The third broadcast season of The Philadelphia Orchestra in Concert on WRTI, with host Gregg Whiteside, has begun! Get set for more than 30 recorded concerts from the Philadelphians' current subscription concert season on WRTI every Sunday at 1 pm, and finishing up in mid-June, 2015.

The Orchestra's 115th season began in September with the initiation of the 40/40 Project, a broadening of the ensemble’s repertoire that features 40 works not performed on subscription concerts in at least the last 40 years (or ever), in honor of Yannick Nézet-Séguin’s 40th birthday. Philadelphia audiences were asked to vote through electronic and social media, and three favorites were chosen to open the three respective concerts at the end of September.

Pianist Lang Lang

Our first broadcast of the 2014/15 Philadelphia Orchestra season brings us Borodin, Mozart, and Richard Strauss, with pianist Lang Lang and conducted by Yannick Nezet-Seguin.

Though it may seem hard to believe, the 40/40 work on Sunday’s program is Alexander Borodin’s In The Steppes of Central Asia, a popular and well-known work, yet one that had not been performed in a regular subscription concert for at least 40 years! We’ll hear it Sunday to open the new season.

Few concertos more delightfully display Mozart’s extraordinary capacity to combine the instrumental and dramatic sides of his genius than the Piano Concerto in G Major. The marvelous final movement reminds us of the great creator of comic operas. Its opening theme breathes the same air as the bird-catcher Papageno in The Magic Flute.

Philadelphia favorite and Curtis Institute of Music graduate Lang Lang returns to perform this joyous concerto.

This season, The Philadelphia Orchestra continues a two-year celebration of the 150th anniversary of the birth of Richard Strauss. The great German composer conducted the Orchestra many times on his two trips to America, in 1904 and 1921. An Alpine Symphony was his final large-scale tone poem, charting a mountain-climbing expedition, observing nature’s wonders, as well as its challenges. WRTI's Susan Lewis spoke with Yannick about this piece, completed in 1915.

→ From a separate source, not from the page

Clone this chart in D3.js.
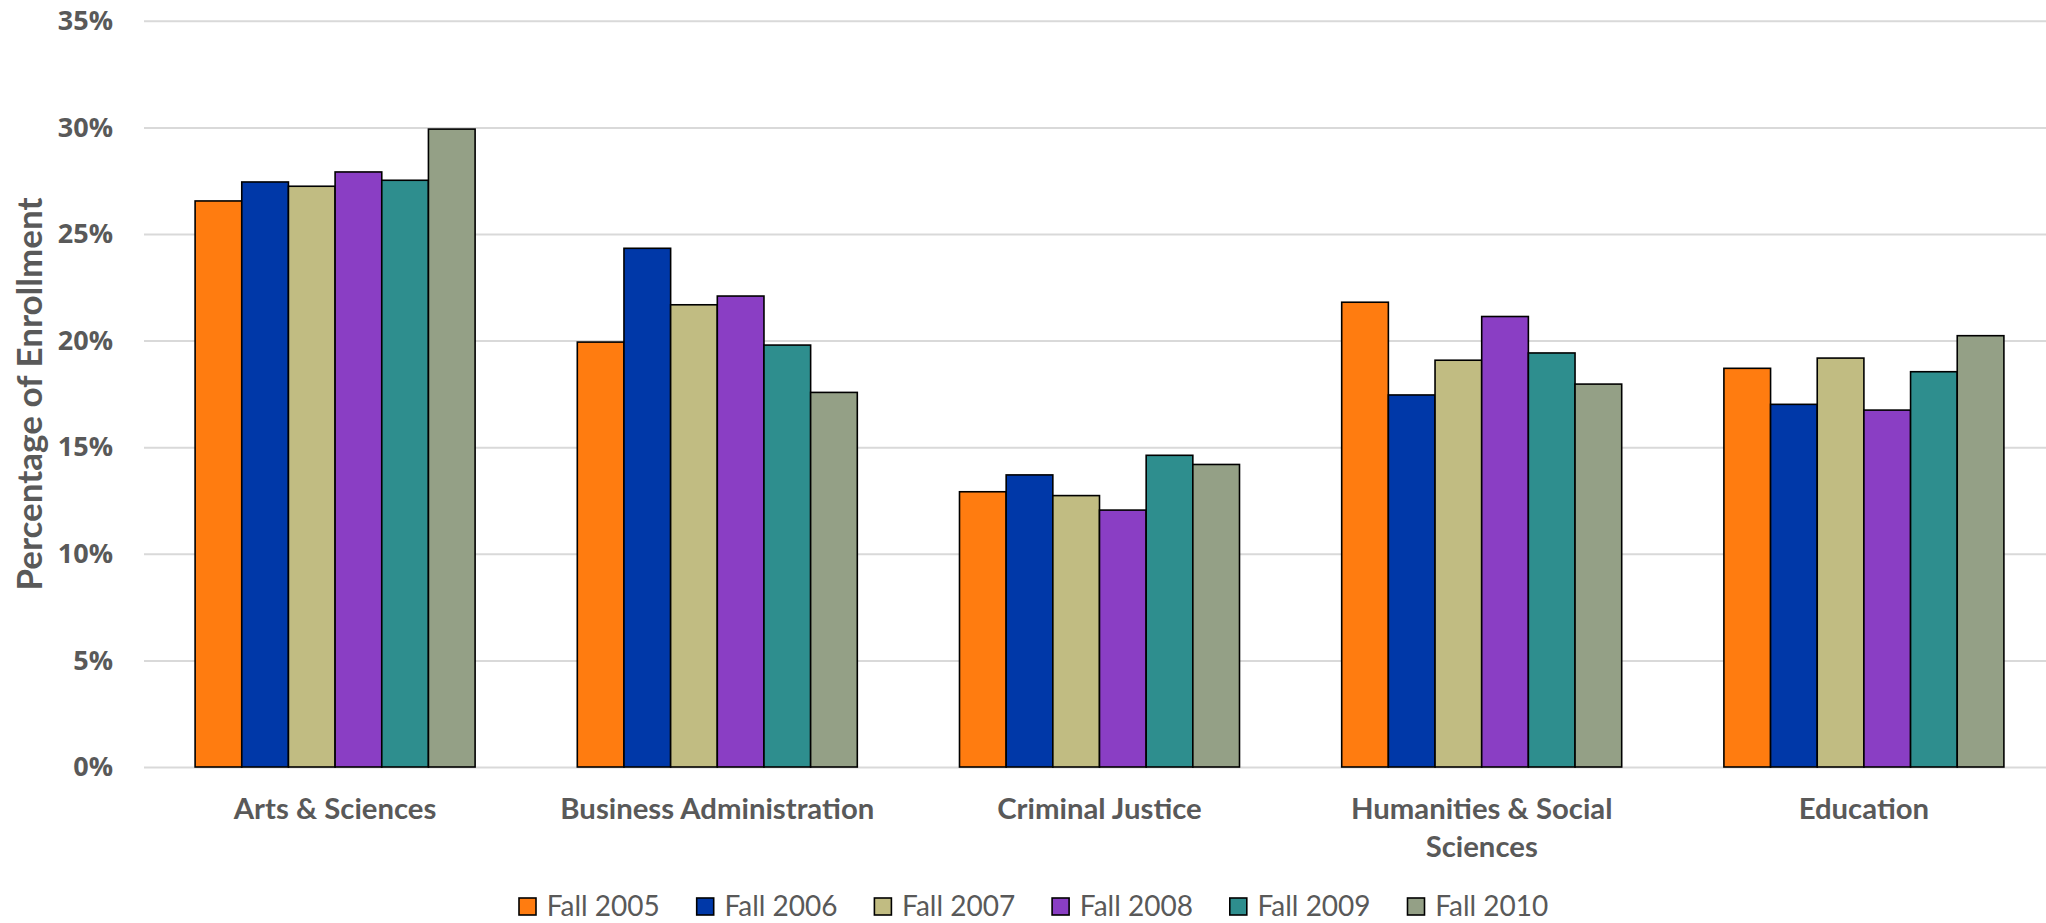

It's a majestic work, calling for an enormous orchestra that includes wind and thunder machines, cowbells, and an offstage brass ensemble. Looking back at the indelible imprint that Yannick and the Philadelphians made with their season-ending co-production with Opera Philadelphia of Strauss’s Salome, it seems very fitting that the Orchestra should open its new season with another challenging and thrilling Strauss work.

It’s all yours to enjoy, Sunday, November 16th, 1 to 3 pm on WRTI. The series is sponsored by Bryn Mawr Trust Wealth Management.

Yannick Nézet-Séguin, conductor

Lang Lang, piano

PROGRAM:

Borodin: In the Steppes of Central Asia

Mozart: Piano Concerto No. 17, K. 453

INTERMISSION: WRTI’s Jim Cotter speaks backstage with Lang Lang, and WRTI's Susan Lewis interviews Yannick Nezet-Seguin.